Your task is to copy each line that has the word "What".

>> begin

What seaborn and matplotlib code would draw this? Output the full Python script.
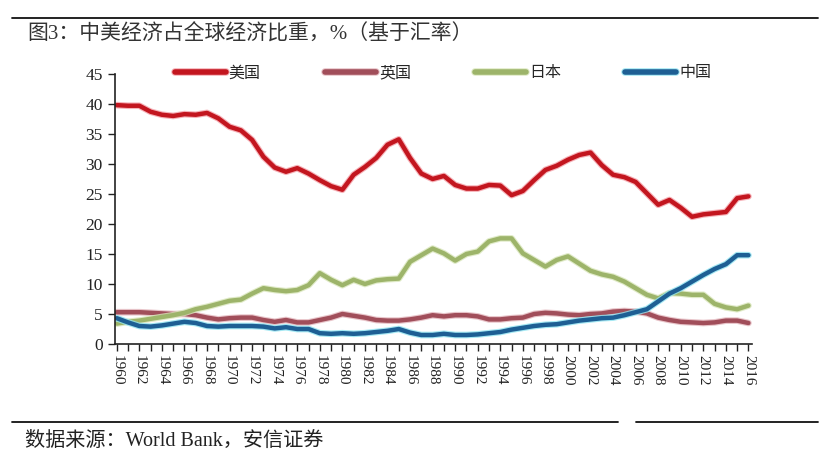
import matplotlib
matplotlib.use("Agg")
import matplotlib.pyplot as plt
import matplotlib.patheffects as pe
from matplotlib.lines import Line2D
from matplotlib.ticker import MultipleLocator
import numpy as np
import pandas as pd
import seaborn as sns

years = list(range(1960, 2017))

us = [39.8, 39.7, 39.7, 38.7, 38.2, 38.0, 38.3, 38.2, 38.5, 37.6,
      36.2, 35.6, 34.0, 31.2, 29.4, 28.7, 29.3, 28.4, 27.3, 26.3,
      25.7, 28.2, 29.5, 31.0, 33.2, 34.1, 31.0, 28.4, 27.5, 28.0,
      26.5, 25.9, 25.9, 26.5, 26.4, 24.8, 25.5, 27.3, 29.0, 29.7,
      30.7, 31.5, 31.9, 29.8, 28.2, 27.8, 27.0, 25.1, 23.2, 24.0,
      22.7, 21.2, 21.6, 21.8, 22.0, 24.3, 24.6]

uk = [5.3, 5.3, 5.3, 5.2, 5.1, 5.0, 5.0, 4.8, 4.4, 4.1,
      4.3, 4.4, 4.4, 4.0, 3.7, 4.0, 3.6, 3.6, 4.0, 4.4,
      5.0, 4.7, 4.4, 4.0, 3.9, 3.9, 4.1, 4.4, 4.8, 4.6,
      4.8, 4.8, 4.6, 4.1, 4.1, 4.3, 4.4, 5.0, 5.2, 5.1,
      4.9, 4.8, 5.0, 5.1, 5.4, 5.5, 5.4, 5.1, 4.4, 4.0,
      3.7, 3.6, 3.5, 3.6, 3.9, 3.9, 3.5]

japan = [3.4, 3.7, 3.9, 4.2, 4.5, 4.8, 5.2, 5.8, 6.2, 6.7,
         7.2, 7.4, 8.4, 9.3, 9.0, 8.8, 9.0, 9.8, 11.8, 10.7,
         9.8, 10.7, 10.0, 10.6, 10.8, 10.9, 13.7, 14.8, 15.9, 15.1,
         13.9, 15.0, 15.4, 17.1, 17.6, 17.6, 15.1, 14.0, 12.9, 14.0,
         14.6, 13.4, 12.2, 11.6, 11.2, 10.4, 9.3, 8.2, 7.6, 8.5,
         8.4, 8.2, 8.2, 6.7, 6.1, 5.8, 6.4]

china = [4.3, 3.6, 3.0, 2.9, 3.1, 3.4, 3.7, 3.5, 3.0, 2.9,
         3.0, 3.0, 3.0, 2.9, 2.6, 2.8, 2.5, 2.5, 1.8, 1.7,
         1.8, 1.7, 1.8, 2.0, 2.2, 2.5, 1.9, 1.5, 1.5, 1.7,
         1.5, 1.5, 1.6, 1.8, 2.0, 2.4, 2.7, 3.0, 3.2, 3.3,
         3.6, 3.9, 4.1, 4.3, 4.4, 4.8, 5.3, 5.8, 7.1, 8.4,
         9.3, 10.4, 11.5, 12.5, 13.3, 14.8, 14.8]

series_names = ["美国", "英国", "日本", "中国"]
series_values = [us, uk, japan, china]
colors = ["#C3161F", "#A14E5A", "#9DB46A", "#1E5F94"]
glows = ["#F4A0A8", "#E3B7BD", "#D9E6BB", "#8FE3F0"]
xtick_labels = [str(y) for y in range(1960, 2017, 2)]

title = "图3：中美经济占全球经济比重，%（基于汇率）"
source = "数据来源：World Bank，安信证券"

rows = []
for name, vals in zip(series_names, series_values):
    for y, v in zip(years, vals):
        rows.append({"year": y, "value": v, "country": name})
df = pd.DataFrame(rows)

sns.set_style("white")
plt.rcParams["font.family"] = ["Liberation Serif", "Noto Sans CJK SC", "DejaVu Sans"]

fig = plt.figure(figsize=(8.28, 4.73), dpi=100)
ax = fig.add_axes([0.139, 0.2727, 0.769, 0.571])

sns.lineplot(data=df, x="year", y="value", hue="country", hue_order=series_names,
             palette=colors, linewidth=3.2, ax=ax, legend=False)

for line, g in zip(ax.get_lines(), glows):
    line.set_path_effects([pe.Stroke(linewidth=4.8, foreground=g, alpha=0.8), pe.Normal()])
    line.set_solid_capstyle("round")
    line.set_solid_joinstyle("round")

ax.set_xlim(1959.85, 2016.3)
ax.set_ylim(0, 45)
ax.yaxis.set_major_locator(MultipleLocator(5))
ax.set_xticks(list(range(1960, 2017, 2)))
ax.set_xticklabels(xtick_labels, rotation=-90, fontsize=11, color="#222222",
                   family=["Liberation Serif"])
ax.xaxis.set_minor_locator(MultipleLocator(1))
ax.tick_params(axis="x", which="both", direction="out", length=5, width=1,
               color="#222222", bottom=True, pad=3)
ax.tick_params(axis="y", which="major", direction="out", length=5, width=1,
               color="#222222", left=True, labelsize=12.5, labelcolor="#222222", pad=4)
for lab in ax.get_yticklabels():
    lab.set_family(["Liberation Serif"])
ax.set_xlabel("")
ax.set_ylabel("")
for s in ["top", "right"]:
    ax.spines[s].set_visible(False)
for s in ["left", "bottom"]:
    ax.spines[s].set_color("#222222")
    ax.spines[s].set_linewidth(1.2)

handles = []
for c, g in zip(colors, glows):
    h = Line2D([0], [0], color=c, linewidth=4.0, solid_capstyle="round",
               path_effects=[pe.Stroke(linewidth=5.5, foreground=g, alpha=0.8), pe.Normal()])
    handles.append(h)
fig.legend(handles, series_names, loc="center", bbox_to_anchor=(0.535, 0.846), ncol=4,
           frameon=False, handlelength=3.2, handletextpad=0.2, columnspacing=4.0,
           prop={"family": ["Noto Sans CJK SC"], "size": 11.5})

# header and footer rules
fig.add_artist(Line2D([12 / 828, 818 / 828], [1 - 18 / 473, 1 - 18 / 473],
                      color="#111111", linewidth=1.3, transform=fig.transFigure))
fig.add_artist(Line2D([12 / 828, 618 / 828], [1 - 422 / 473, 1 - 422 / 473],
                      color="#111111", linewidth=1.3, transform=fig.transFigure))
fig.add_artist(Line2D([636 / 828, 818 / 828], [1 - 422 / 473, 1 - 422 / 473],
                      color="#111111", linewidth=1.3, transform=fig.transFigure))

fig.text(27 / 828, 1 - 34 / 473, title, fontsize=15, color="#333333",
         family=["Liberation Serif", "Noto Sans CJK SC"], va="center", ha="left")
fig.text(25 / 828, 1 - 441 / 473, source, fontsize=14.5, color="#222222",
         family=["Liberation Serif", "Noto Sans CJK SC"], va="center", ha="left")

fig.savefig("out.png", dpi=100, facecolor="white")
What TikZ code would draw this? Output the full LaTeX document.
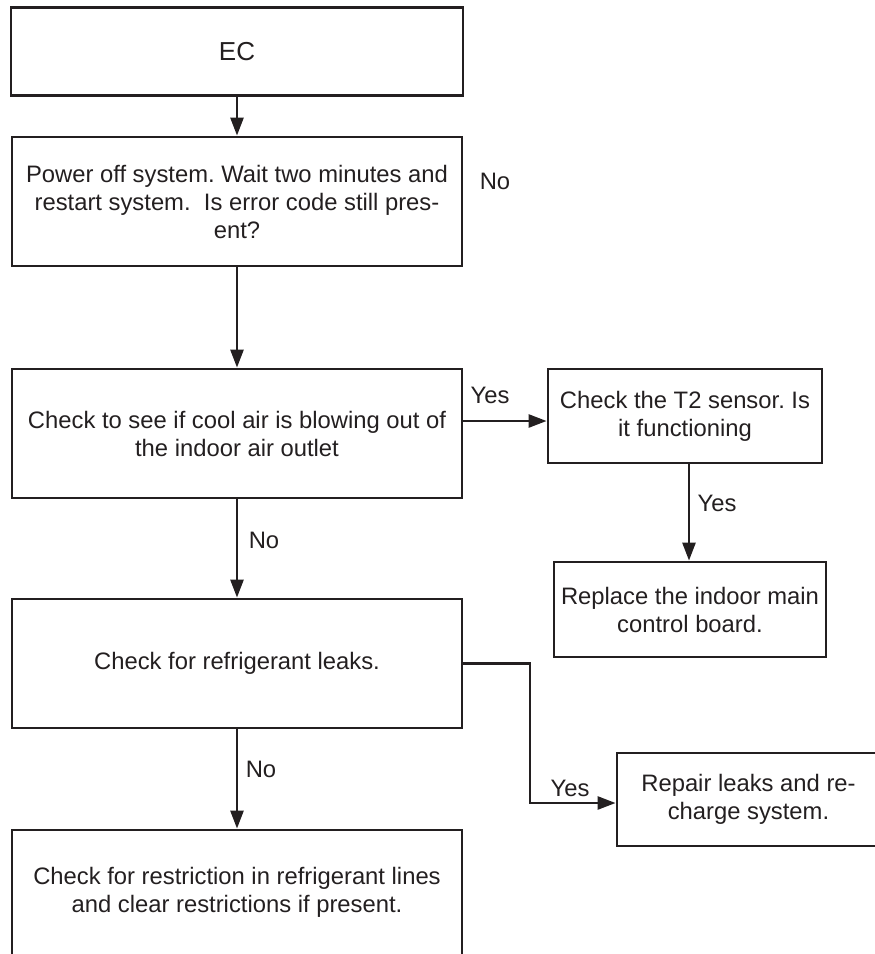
\documentclass[tikz,border=0pt]{standalone}
\usepackage{fontspec}
\setmainfont{Liberation Sans}
\usetikzlibrary{arrows.meta}
\definecolor{ink}{HTML}{231F20}
\begin{document}
\frenchspacing
\begin{tikzpicture}[x=1pt,y=-1pt,
  every node/.style={text=ink,font=\fontsize{23.8}{28}\selectfont},
  stepbox/.style={draw=ink,line width=2.8pt,inner sep=0pt,align=center},
  arr/.style={draw=ink,line width=2.6pt,-{Triangle[length=18pt,width=13pt]}},
  lbl/.style={inner sep=0pt}]
  \clip (0,0) rectangle (875,954);

  % boxes
  \node[stepbox,minimum width=452,minimum height=88,font=\fontsize{26}{30}\selectfont] (ec) at (237,51.5) {EC};
  \node[stepbox,minimum width=450,minimum height=129] (power) at (237,201.5)
    {Power off system. Wait two minutes and\\restart system.\ \ Is error code still pres-\\ent?};
  \node[stepbox,minimum width=450,minimum height=129] (cool) at (237,433.5)
    {Check to see if cool air is blowing out of\\the indoor air outlet};
  \node[stepbox,minimum width=274,minimum height=94] (t2) at (685,416)
    {Check the T2 sensor. Is\\it functioning};
  \node[stepbox,minimum width=272,minimum height=95] (replace) at (690,609.5)
    {Replace the indoor main\\control board.};
  \node[stepbox,minimum width=450,minimum height=129] (leaks) at (237,663.5)
    {Check for refrigerant leaks.};
  \node[stepbox,minimum width=263,minimum height=93] (repair) at (748.5,799.5)
    {Repair leaks and re-\\charge system.};
  \node[stepbox,minimum width=450,minimum height=129,text depth=10pt] (restrict) at (237,894.5)
    {Check for restriction in refrigerant lines\\and clear restrictions if present.};

  % labels
  \node[lbl] (noA) at (495,181) {No};
  \node[lbl] (yesA) at (490,395) {Yes};
  \node[lbl] (yesB) at (717,503) {Yes};
  \node[lbl] (noB) at (264,540) {No};
  \node[lbl] (noC) at (261,769) {No};
  \node[lbl] (yesC) at (570,788) {Yes};

  % routing points
  \coordinate (rowA) at (462,421);
  \coordinate (colR) at (689,0);
  \coordinate (bend) at (530,803);

  % connectors
  \draw[arr] (ec.south) -- (power.north);
  \draw[arr] (power.south) -- (cool.north);
  \draw[arr] (cool.east |- rowA) -- (t2.west |- rowA);
  \draw[arr] (t2.south -| colR) -- (replace.north -| colR);
  \draw[arr] (cool.south) -- (leaks.north);
  \draw[arr] (leaks.east) -| (bend) -- (repair.west |- bend);
  \draw[arr] (leaks.south) -- (restrict.north);
\end{tikzpicture}
\end{document}
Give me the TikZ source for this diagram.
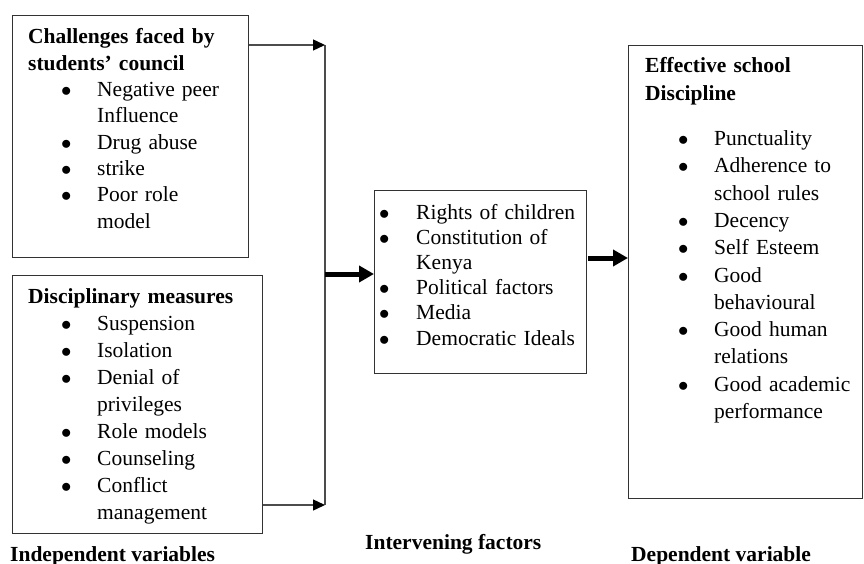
\documentclass[tikz,border=0pt]{standalone}
\usepackage{fontspec}
\setmainfont{Liberation Serif}
\usetikzlibrary{arrows.meta}
\newcommand{\bitem}{\hspace*{33pt}\makebox[36pt][l]{$\bullet$}}
\newcommand{\bcont}{\hspace*{69pt}}
\newcommand{\citem}{\makebox[37pt][l]{$\bullet$}}
\newcommand{\ccont}{\hspace*{37pt}}

\begin{document}
\begin{tikzpicture}[x=1pt,y=-1pt,
    frame/.style={draw=black!80,line width=1.1pt,inner sep=0pt,anchor=north west},
    list/.style={anchor=base west,inner sep=0pt,align=left,text width=240pt,
      font=\fontsize{21.5}{#1}\selectfont},
    thin arrow/.style={draw=black!70,line width=1.4pt,-{Triangle[length=12pt,width=11pt,color=black]}},
    fat arrow/.style={line width=5pt,-{Triangle[length=15pt,width=16pt]}},
    caption/.style={anchor=base west,inner sep=0pt,font=\fontsize{21.5}{26}\selectfont\bfseries}]
  \useasboundingbox (0,0) rectangle (864,564);

  % boxes
  \node[frame,minimum width=236pt,minimum height=242pt] (chal) at (12,15) {};
  \node[frame,minimum width=250pt,minimum height=258pt] (meas) at (12,275) {};
  \node[frame,minimum width=212pt,minimum height=183pt] (inter) at (374,190) {};
  \node[frame,minimum width=234pt,minimum height=453pt] (disc) at (628,45) {};

  % box contents
  \node[list=26.3pt] (chaltext) at (28,44) {\textbf{Challenges faced by}\\
    \textbf{students’ council}\\
    \bitem Negative peer\\
    \bcont Influence\\
    \bitem Drug abuse\\
    \bitem strike\\
    \bitem Poor role\\
    \bcont model};
  \node[list=27.1pt] (meastext) at (28,303) {\textbf{Disciplinary measures}\\
    \bitem Suspension\\
    \bitem Isolation\\
    \bitem Denial of\\
    \bcont privileges\\
    \bitem Role models\\
    \bitem Counseling\\
    \bitem Conflict\\
    \bcont management};
  \node[list=25.2pt] (intertext) at (379,219) {\citem Rights of children\\
    \citem Constitution of\\
    \ccont Kenya\\
    \citem Political factors\\
    \citem Media\\
    \citem Democratic Ideals};
  \node[list=27.3pt] (disctext) at (645,73) {\textbf{Effective school}\\
    \textbf{Discipline}\\[18pt]
    \bitem Punctuality\\
    \bitem Adherence to\\
    \bcont school rules\\
    \bitem Decency\\
    \bitem Self Esteem\\
    \bitem Good\\
    \bcont behavioural\\
    \bitem Good human\\
    \bcont relations\\
    \bitem Good academic\\
    \bcont performance};

  % connectors
  \coordinate (topj) at (325,45);
  \coordinate (botj) at (325,505);
  \coordinate (midj) at (325,274);
  \coordinate (outj) at (588,258);
  \draw[draw=black!70,line width=1.4pt] (topj) -- (botj);
  \draw[thin arrow] (topj -| chal.east) -- (topj);
  \draw[thin arrow] (botj -| meas.east) -- (botj);
  \draw[fat arrow] (midj) -- (midj -| inter.west);
  \draw[fat arrow] (outj) -- (outj -| disc.west);

  % captions
  \node[caption] (indep) at (10,561) {Independent variables};
  \node[caption] (interv) at (365,549) {Intervening factors};
  \node[caption] (dep) at (631,561) {Dependent variable};
\end{tikzpicture}
\end{document}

>> end

## RESULT OF THE EXERCISE
What seaborn and matplotlib code would draw this? Output the full Python script.
What TikZ code would draw this? Output the full LaTeX document.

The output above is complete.